Aarron Walter here, you know, that guy who said he'd email you upon occasion with updates from my blog, and info about events I'm speaking at? Well life is busy and I've been slow to really start sharing stuff in this newsletter. But here I am, writing you and hoping you'll stick around for this little experiment I'm trying.
I'm going to start sending you a few useful links every week or so, just a very few things that captured my attention. You might receive a recommendation of a book that I love, a useful app, or maybe a link to something inspiring. I know I get super excited when I find something really cool. I hope to share that feeling with you too.

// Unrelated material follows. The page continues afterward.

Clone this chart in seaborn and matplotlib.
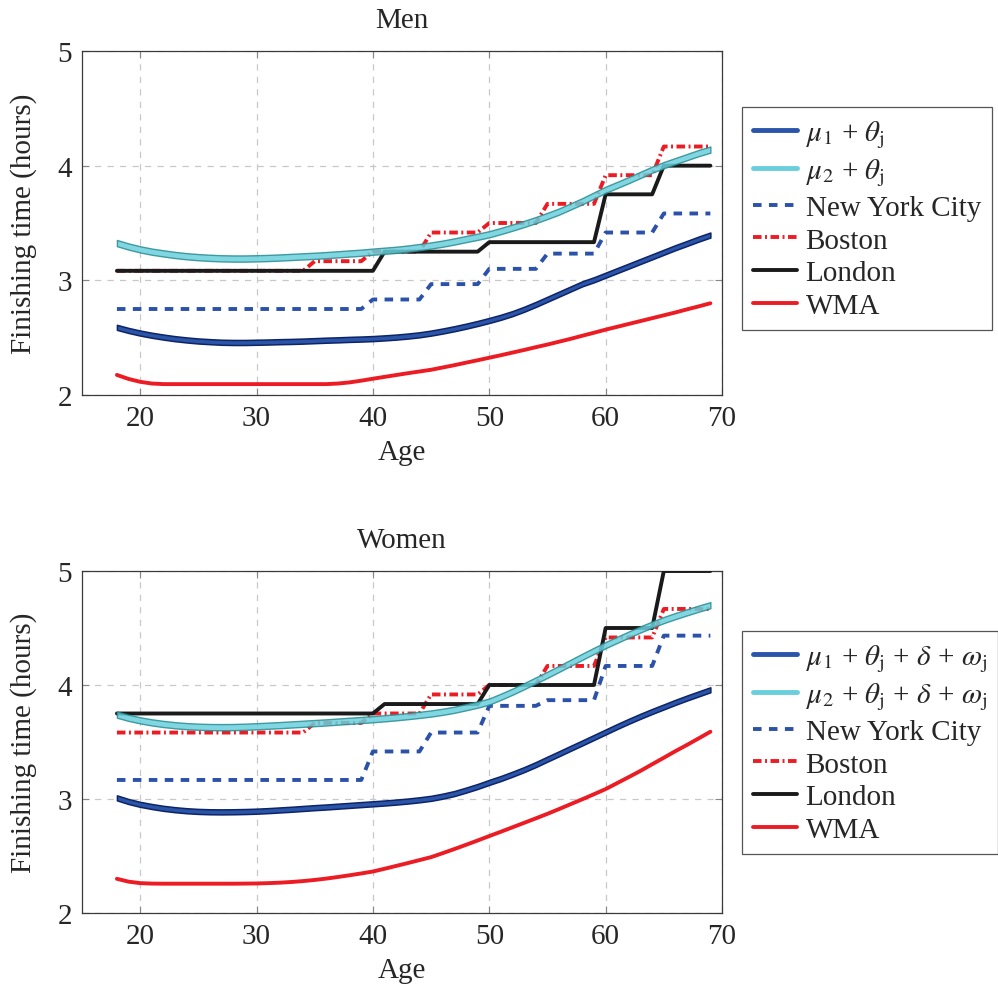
import numpy as np
import matplotlib
matplotlib.use("Agg")
import matplotlib.pyplot as plt
import seaborn as sns
from matplotlib.lines import Line2D

# ---------------- data ----------------
ages = list(range(18, 70))

men_mu1 = [2.590, 2.563, 2.540, 2.521, 2.505, 2.491, 2.480, 2.471, 2.465, 2.460,
           2.458, 2.458, 2.460, 2.462, 2.465, 2.467, 2.470, 2.474, 2.478, 2.481,
           2.485, 2.488, 2.492, 2.498, 2.505, 2.514, 2.525, 2.540, 2.558, 2.578,
           2.600, 2.624, 2.650, 2.678, 2.710, 2.748, 2.790, 2.835, 2.880, 2.925,
           2.970, 3.005, 3.045, 3.085, 3.125, 3.165, 3.205, 3.245, 3.285, 3.322,
           3.360, 3.395]
men_mu2 = [3.325, 3.295, 3.270, 3.250, 3.235, 3.221, 3.210, 3.202, 3.196, 3.192,
           3.190, 3.190, 3.192, 3.195, 3.199, 3.204, 3.209, 3.214, 3.220, 3.227,
           3.234, 3.241, 3.250, 3.258, 3.266, 3.277, 3.290, 3.304, 3.320, 3.339,
           3.360, 3.380, 3.402, 3.430, 3.460, 3.492, 3.525, 3.562, 3.600, 3.645,
           3.690, 3.740, 3.790, 3.832, 3.875, 3.920, 3.965, 4.005, 4.040, 4.075,
           4.110, 4.140]
men_wma = [2.175, 2.140, 2.115, 2.100, 2.095, 2.095, 2.095, 2.095, 2.095, 2.095,
           2.095, 2.095, 2.095, 2.095, 2.095, 2.095, 2.095, 2.095, 2.095, 2.100,
           2.110, 2.125, 2.142, 2.158, 2.174, 2.190, 2.205, 2.220, 2.240, 2.260,
           2.282, 2.303, 2.325, 2.347, 2.370, 2.393, 2.417, 2.440, 2.465, 2.490,
           2.517, 2.543, 2.570, 2.595, 2.620, 2.645, 2.670, 2.695, 2.720, 2.747,
           2.773, 2.800]

women_mu1 = [3.010, 2.978, 2.953, 2.934, 2.918, 2.906, 2.897, 2.891, 2.888, 2.887,
             2.888, 2.890, 2.893, 2.898, 2.904, 2.910, 2.917, 2.924, 2.930, 2.937,
             2.944, 2.951, 2.958, 2.965, 2.973, 2.982, 2.993, 3.006, 3.025, 3.048,
             3.078, 3.110, 3.146, 3.180, 3.218, 3.258, 3.302, 3.350, 3.397, 3.445,
             3.492, 3.540, 3.588, 3.636, 3.682, 3.726, 3.768, 3.808, 3.848, 3.886,
             3.922, 3.958]
women_mu2 = [3.740, 3.712, 3.690, 3.672, 3.658, 3.647, 3.639, 3.634, 3.631, 3.630,
             3.631, 3.634, 3.638, 3.643, 3.648, 3.654, 3.660, 3.666, 3.672, 3.679,
             3.686, 3.693, 3.700, 3.708, 3.717, 3.727, 3.738, 3.750, 3.765, 3.783,
             3.805, 3.828, 3.855, 3.897, 3.942, 3.990, 4.040, 4.090, 4.142, 4.195,
             4.248, 4.300, 4.350, 4.397, 4.443, 4.488, 4.530, 4.570, 4.605, 4.638,
             4.670, 4.700]
women_wma = [2.300, 2.275, 2.262, 2.258, 2.257, 2.257, 2.257, 2.257, 2.257, 2.257,
             2.257, 2.258, 2.259, 2.262, 2.266, 2.272, 2.280, 2.290, 2.302, 2.316,
             2.331, 2.347, 2.364, 2.388, 2.413, 2.438, 2.464, 2.490, 2.525, 2.561,
             2.598, 2.636, 2.675, 2.713, 2.752, 2.791, 2.830, 2.870, 2.912, 2.955,
             2.998, 3.042, 3.087, 3.140, 3.193, 3.247, 3.305, 3.362, 3.420, 3.475,
             3.532, 3.590]

# qualifying standards: first age of each age group and its time (hours)
nyc_starts = [18, 40, 45, 50, 55, 60, 65]
nyc_men = [2.750, 2.833, 2.967, 3.100, 3.233, 3.417, 3.583]
nyc_women = [3.167, 3.417, 3.583, 3.817, 3.867, 4.167, 4.433]

boston_starts = [18, 35, 40, 45, 50, 55, 60, 65]
boston_men = [3.083, 3.167, 3.250, 3.417, 3.500, 3.667, 3.917, 4.167]
boston_women = [3.583, 3.667, 3.750, 3.917, 4.000, 4.167, 4.417, 4.667]

london_starts = [18, 41, 50, 60, 65]
london_men = [3.083, 3.250, 3.333, 3.750, 4.000]
london_women = [3.750, 3.833, 4.000, 4.500, 5.000]

x_ticks = [20, 30, 40, 50, 60, 70]
y_ticks = [2, 3, 4, 5]

labels_men = [r"$\mu_1$ + $\theta_{\mathrm{j}}$", r"$\mu_2$ + $\theta_{\mathrm{j}}$",
              "New York City", "Boston", "London", "WMA"]
labels_women = [r"$\mu_1$ + $\theta_{\mathrm{j}}$ + $\delta$ + $\omega_{\mathrm{j}}$",
                r"$\mu_2$ + $\theta_{\mathrm{j}}$ + $\delta$ + $\omega_{\mathrm{j}}$",
                "New York City", "Boston", "London", "WMA"]

# ---------------- style ----------------
sns.set_theme(style="white")
plt.rcParams["font.family"] = ["Liberation Serif", "DejaVu Serif"]
plt.rcParams["mathtext.fontset"] = "stix"
FS = 21
plt.rcParams["font.size"] = FS

C_MU1 = "#2a55a8"
C_MU1_EDGE = "#0e2466"
C_MU2 = "#6acfdc"
C_MU2_EDGE = "#2a8c92"
C_NYC = "#2b52a8"
C_RED = "#ec1c24"
C_BLACK = "#1a1a1a"


def expand(starts, vals):
    idx = np.searchsorted(starts, ages, side="right") - 1
    return np.asarray(vals)[idx]


def draw_panel(ax, title, mu1, mu2, nyc, boston, london, wma):
    a = np.asarray(ages)
    common = dict(ax=ax, estimator=None, errorbar=None, legend=False)
    sns.lineplot(x=a, y=expand(nyc_starts, nyc), color=C_NYC, lw=2.8,
                 linestyle=(0, (2.2, 1.9)), zorder=3, **common)
    sns.lineplot(x=a, y=expand(boston_starts, boston), color=C_RED, lw=2.8,
                 linestyle=(0, (2.2, 0.9, 0.5, 0.9)), zorder=3, **common)
    sns.lineplot(x=a, y=expand(london_starts, london), color=C_BLACK, lw=2.8,
                 zorder=4, **common)
    sns.lineplot(x=a, y=np.asarray(wma), color=C_RED, lw=2.8, zorder=4, **common)

    m1 = np.asarray(mu1)
    ax.fill_between(a, m1 - 0.022, m1 + 0.022, facecolor=C_MU1,
                    edgecolor=C_MU1_EDGE, lw=1.1, zorder=5)
    m2 = np.asarray(mu2)
    ax.fill_between(a, m2 - 0.027, m2 + 0.027, facecolor=C_MU2,
                    edgecolor=C_MU2_EDGE, lw=1.0, alpha=0.85, zorder=5)

    ax.set_xlim(15, 70)
    ax.set_ylim(2, 5)
    ax.set_xticks(x_ticks)
    ax.set_yticks(y_ticks)
    ax.grid(True, color="#c8c8c8", linestyle=(0, (5, 5)), lw=0.9)
    ax.set_axisbelow(True)
    for s in ax.spines.values():
        s.set_color("#3a3a3a")
        s.set_linewidth(0.9)
        s.set_visible(True)
    ax.tick_params(direction="in", length=5, width=0.8, color="#888888",
                   top=True, right=True, bottom=True, left=True,
                   labelsize=FS, pad=7)
    ax.set_xlabel("Age", fontsize=FS, labelpad=6)
    ax.set_ylabel("Finishing time (hours)", fontsize=FS, labelpad=15)
    ax.set_title(title, fontsize=FS, pad=17)

    handles = [
        Line2D([], [], color=C_MU1, lw=3.5),
        Line2D([], [], color=C_MU2, lw=3.5),
        Line2D([], [], color=C_NYC, lw=2.8, linestyle=(0, (2.2, 1.9))),
        Line2D([], [], color=C_RED, lw=2.8, linestyle=(0, (2.2, 0.9, 0.5, 0.9))),
        Line2D([], [], color=C_BLACK, lw=2.8),
        Line2D([], [], color=C_RED, lw=2.8),
    ]
    return handles


fig = plt.figure(figsize=(9.98, 9.95), dpi=100)
ax1 = fig.add_axes([82 / 998, 1 - 396 / 995, 640 / 998, 344 / 995])
ax2 = fig.add_axes([82 / 998, 1 - 914 / 995, 640 / 998, 342 / 995])

h1 = draw_panel(ax1, "Men", men_mu1, men_mu2, nyc_men, boston_men,
                london_men, men_wma)
h2 = draw_panel(ax2, "Women", women_mu1, women_mu2, nyc_women, boston_women,
                london_women, women_wma)

leg_kw = dict(loc="upper left", frameon=True, fancybox=False, framealpha=1,
              edgecolor="#555555", fontsize=FS, handlelength=1.5,
              handletextpad=0.3, labelspacing=0.22, borderpad=0.38,
              borderaxespad=0)
l1 = fig.legend(h1, labels_men, bbox_to_anchor=(742 / 998, 1 - 108 / 995), **leg_kw)
l2 = fig.legend(h2, labels_women, bbox_to_anchor=(742 / 998, 1 - 632 / 995), **leg_kw)
for l in (l1, l2):
    l.get_frame().set_linewidth(0.9)

fig.savefig("out.png", dpi=100)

If you're not so interested in this sort of thing, here's the unsubscribe link (I'll be sad to see you go). If you're still with me, here comes the good stuff ...
A Great Book
I'm reading a really great book called The Idea Factory: Bell Labs and the Great Age of American Innovation. It's a non-fiction account of the innovation that happened at the famed Bell Labs, but the writing makes it feel like you're reading a novel. Jon Gertner is a great writer, explaining the complexities of the researcha nd design of the transistor like it wasn't a mind boggling physics, chemistry, and electrical engineering soup. I'm listening to the audio version of this book, and the narration is stellar. I'm learning a lot about how innovation happens, and hoping to apply some of these things with my team at work.
A Useful Tool
It's hard to escape the frenzy around Reponsive Design. It's on the minds of some bigfolks these days. I've been playing around with Responsive Design ideas too, and in my research I stumbled across a really cool little media query bookmarklet that will help you resize your browser as you test different layouts for varying screen sizes.
An Inspiring Site
Healing Histories is an amazing experiment in interactive story telling. It shares the stories from folks living in Central City, LA.
"By embracing the rich culture and understanding the diverse history of their neighborhood, the people of Central City are rebuilding from the destruction of Hurricane Katrina and creating a new future for the 2,000 children who call it home."